> Challenge
Repeat every record exactly, but keep images out of the copy.

━━━━━━

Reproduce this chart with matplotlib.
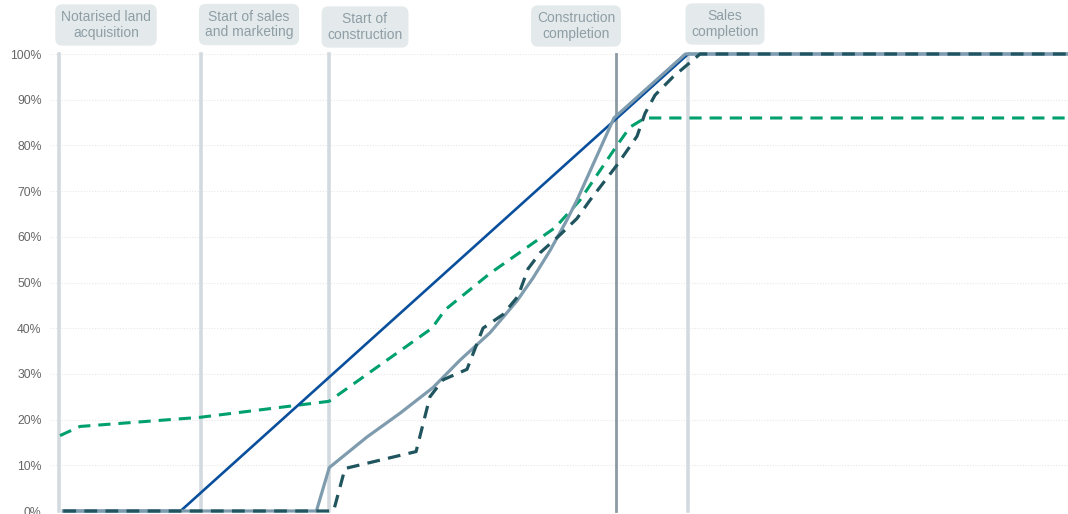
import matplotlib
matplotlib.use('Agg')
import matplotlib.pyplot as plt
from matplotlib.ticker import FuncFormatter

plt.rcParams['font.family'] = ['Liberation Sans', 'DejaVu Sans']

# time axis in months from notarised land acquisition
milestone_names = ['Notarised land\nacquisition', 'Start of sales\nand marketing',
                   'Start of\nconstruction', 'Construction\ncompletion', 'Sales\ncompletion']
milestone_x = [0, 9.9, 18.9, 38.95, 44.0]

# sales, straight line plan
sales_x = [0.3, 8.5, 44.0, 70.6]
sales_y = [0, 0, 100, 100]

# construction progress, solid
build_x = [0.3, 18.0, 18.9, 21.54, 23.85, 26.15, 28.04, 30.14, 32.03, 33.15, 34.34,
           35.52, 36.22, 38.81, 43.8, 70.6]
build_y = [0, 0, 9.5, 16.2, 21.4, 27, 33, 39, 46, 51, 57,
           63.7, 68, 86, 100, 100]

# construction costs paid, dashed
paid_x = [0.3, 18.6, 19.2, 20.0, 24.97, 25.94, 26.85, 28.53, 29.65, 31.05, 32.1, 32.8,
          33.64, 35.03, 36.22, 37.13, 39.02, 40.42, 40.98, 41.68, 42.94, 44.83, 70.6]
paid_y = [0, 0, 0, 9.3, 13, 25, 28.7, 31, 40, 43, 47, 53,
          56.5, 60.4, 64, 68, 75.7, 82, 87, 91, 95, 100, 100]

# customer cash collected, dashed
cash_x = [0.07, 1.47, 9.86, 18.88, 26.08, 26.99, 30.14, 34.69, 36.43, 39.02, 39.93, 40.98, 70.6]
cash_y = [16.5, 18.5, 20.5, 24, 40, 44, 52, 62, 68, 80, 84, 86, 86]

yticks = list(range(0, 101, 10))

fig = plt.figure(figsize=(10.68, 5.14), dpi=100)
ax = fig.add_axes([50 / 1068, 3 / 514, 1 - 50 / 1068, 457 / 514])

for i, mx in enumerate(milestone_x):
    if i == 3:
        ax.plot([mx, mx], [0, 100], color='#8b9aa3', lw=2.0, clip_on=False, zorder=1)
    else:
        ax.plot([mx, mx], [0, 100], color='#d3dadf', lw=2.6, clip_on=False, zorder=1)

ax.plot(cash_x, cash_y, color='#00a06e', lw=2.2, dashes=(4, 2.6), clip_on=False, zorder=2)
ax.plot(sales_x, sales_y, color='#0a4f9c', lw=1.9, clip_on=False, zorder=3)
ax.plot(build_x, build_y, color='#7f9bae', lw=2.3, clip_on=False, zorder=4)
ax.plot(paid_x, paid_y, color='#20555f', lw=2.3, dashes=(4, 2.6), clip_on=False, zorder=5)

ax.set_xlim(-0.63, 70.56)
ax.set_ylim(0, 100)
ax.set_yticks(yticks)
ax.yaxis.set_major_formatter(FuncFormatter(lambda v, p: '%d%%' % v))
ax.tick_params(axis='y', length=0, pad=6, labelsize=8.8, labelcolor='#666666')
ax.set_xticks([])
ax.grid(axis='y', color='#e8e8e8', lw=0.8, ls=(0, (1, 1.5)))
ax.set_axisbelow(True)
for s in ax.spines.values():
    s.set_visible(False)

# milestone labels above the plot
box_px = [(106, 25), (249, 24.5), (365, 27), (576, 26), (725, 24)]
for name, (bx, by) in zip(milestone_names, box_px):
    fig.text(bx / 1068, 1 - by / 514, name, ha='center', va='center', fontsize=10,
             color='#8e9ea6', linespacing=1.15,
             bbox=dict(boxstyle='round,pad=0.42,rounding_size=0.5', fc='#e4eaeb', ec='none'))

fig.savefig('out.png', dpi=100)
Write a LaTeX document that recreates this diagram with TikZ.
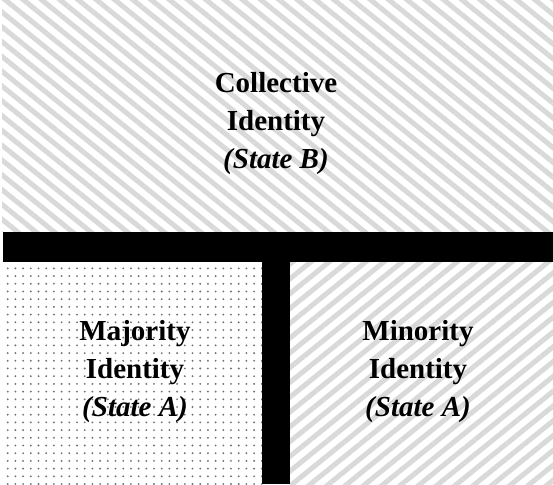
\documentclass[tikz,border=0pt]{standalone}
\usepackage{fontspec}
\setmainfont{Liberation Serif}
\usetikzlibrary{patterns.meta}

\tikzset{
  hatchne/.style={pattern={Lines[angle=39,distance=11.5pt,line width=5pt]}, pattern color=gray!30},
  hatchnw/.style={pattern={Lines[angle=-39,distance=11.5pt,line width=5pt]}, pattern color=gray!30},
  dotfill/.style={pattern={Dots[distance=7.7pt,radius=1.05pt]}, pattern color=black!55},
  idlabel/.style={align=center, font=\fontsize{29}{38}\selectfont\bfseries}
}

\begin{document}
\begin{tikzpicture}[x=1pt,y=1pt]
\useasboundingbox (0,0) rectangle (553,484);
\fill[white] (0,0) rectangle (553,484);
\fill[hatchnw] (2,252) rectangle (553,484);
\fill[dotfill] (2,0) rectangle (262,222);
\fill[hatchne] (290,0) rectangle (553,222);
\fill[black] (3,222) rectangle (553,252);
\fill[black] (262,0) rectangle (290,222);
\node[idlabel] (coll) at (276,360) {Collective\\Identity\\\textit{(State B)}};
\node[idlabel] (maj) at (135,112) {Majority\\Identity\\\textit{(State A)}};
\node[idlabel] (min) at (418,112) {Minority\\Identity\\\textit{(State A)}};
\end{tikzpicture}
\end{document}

━━━━━━

> Output
Reproduce this chart with matplotlib.
import matplotlib
matplotlib.use('Agg')
import matplotlib.pyplot as plt
from matplotlib.ticker import FuncFormatter

plt.rcParams['font.family'] = ['Liberation Sans', 'DejaVu Sans']

# time axis in months from notarised land acquisition
milestone_names = ['Notarised land\nacquisition', 'Start of sales\nand marketing',
                   'Start of\nconstruction', 'Construction\ncompletion', 'Sales\ncompletion']
milestone_x = [0, 9.9, 18.9, 38.95, 44.0]

# sales, straight line plan
sales_x = [0.3, 8.5, 44.0, 70.6]
sales_y = [0, 0, 100, 100]

# construction progress, solid
build_x = [0.3, 18.0, 18.9, 21.54, 23.85, 26.15, 28.04, 30.14, 32.03, 33.15, 34.34,
           35.52, 36.22, 38.81, 43.8, 70.6]
build_y = [0, 0, 9.5, 16.2, 21.4, 27, 33, 39, 46, 51, 57,
           63.7, 68, 86, 100, 100]

# construction costs paid, dashed
paid_x = [0.3, 18.6, 19.2, 20.0, 24.97, 25.94, 26.85, 28.53, 29.65, 31.05, 32.1, 32.8,
          33.64, 35.03, 36.22, 37.13, 39.02, 40.42, 40.98, 41.68, 42.94, 44.83, 70.6]
paid_y = [0, 0, 0, 9.3, 13, 25, 28.7, 31, 40, 43, 47, 53,
          56.5, 60.4, 64, 68, 75.7, 82, 87, 91, 95, 100, 100]

# customer cash collected, dashed
cash_x = [0.07, 1.47, 9.86, 18.88, 26.08, 26.99, 30.14, 34.69, 36.43, 39.02, 39.93, 40.98, 70.6]
cash_y = [16.5, 18.5, 20.5, 24, 40, 44, 52, 62, 68, 80, 84, 86, 86]

yticks = list(range(0, 101, 10))

fig = plt.figure(figsize=(10.68, 5.14), dpi=100)
ax = fig.add_axes([50 / 1068, 3 / 514, 1 - 50 / 1068, 457 / 514])

for i, mx in enumerate(milestone_x):
    if i == 3:
        ax.plot([mx, mx], [0, 100], color='#8b9aa3', lw=2.0, clip_on=False, zorder=1)
    else:
        ax.plot([mx, mx], [0, 100], color='#d3dadf', lw=2.6, clip_on=False, zorder=1)

ax.plot(cash_x, cash_y, color='#00a06e', lw=2.2, dashes=(4, 2.6), clip_on=False, zorder=2)
ax.plot(sales_x, sales_y, color='#0a4f9c', lw=1.9, clip_on=False, zorder=3)
ax.plot(build_x, build_y, color='#7f9bae', lw=2.3, clip_on=False, zorder=4)
ax.plot(paid_x, paid_y, color='#20555f', lw=2.3, dashes=(4, 2.6), clip_on=False, zorder=5)

ax.set_xlim(-0.63, 70.56)
ax.set_ylim(0, 100)
ax.set_yticks(yticks)
ax.yaxis.set_major_formatter(FuncFormatter(lambda v, p: '%d%%' % v))
ax.tick_params(axis='y', length=0, pad=6, labelsize=8.8, labelcolor='#666666')
ax.set_xticks([])
ax.grid(axis='y', color='#e8e8e8', lw=0.8, ls=(0, (1, 1.5)))
ax.set_axisbelow(True)
for s in ax.spines.values():
    s.set_visible(False)

# milestone labels above the plot
box_px = [(106, 25), (249, 24.5), (365, 27), (576, 26), (725, 24)]
for name, (bx, by) in zip(milestone_names, box_px):
    fig.text(bx / 1068, 1 - by / 514, name, ha='center', va='center', fontsize=10,
             color='#8e9ea6', linespacing=1.15,
             bbox=dict(boxstyle='round,pad=0.42,rounding_size=0.5', fc='#e4eaeb', ec='none'))

fig.savefig('out.png', dpi=100)
Write a LaTeX document that recreates this diagram with TikZ.
\documentclass[tikz,border=0pt]{standalone}
\usepackage{fontspec}
\setmainfont{Liberation Serif}
\usetikzlibrary{patterns.meta}

\tikzset{
  hatchne/.style={pattern={Lines[angle=39,distance=11.5pt,line width=5pt]}, pattern color=gray!30},
  hatchnw/.style={pattern={Lines[angle=-39,distance=11.5pt,line width=5pt]}, pattern color=gray!30},
  dotfill/.style={pattern={Dots[distance=7.7pt,radius=1.05pt]}, pattern color=black!55},
  idlabel/.style={align=center, font=\fontsize{29}{38}\selectfont\bfseries}
}

\begin{document}
\begin{tikzpicture}[x=1pt,y=1pt]
\useasboundingbox (0,0) rectangle (553,484);
\fill[white] (0,0) rectangle (553,484);
\fill[hatchnw] (2,252) rectangle (553,484);
\fill[dotfill] (2,0) rectangle (262,222);
\fill[hatchne] (290,0) rectangle (553,222);
\fill[black] (3,222) rectangle (553,252);
\fill[black] (262,0) rectangle (290,222);
\node[idlabel] (coll) at (276,360) {Collective\\Identity\\\textit{(State B)}};
\node[idlabel] (maj) at (135,112) {Majority\\Identity\\\textit{(State A)}};
\node[idlabel] (min) at (418,112) {Minority\\Identity\\\textit{(State A)}};
\end{tikzpicture}
\end{document}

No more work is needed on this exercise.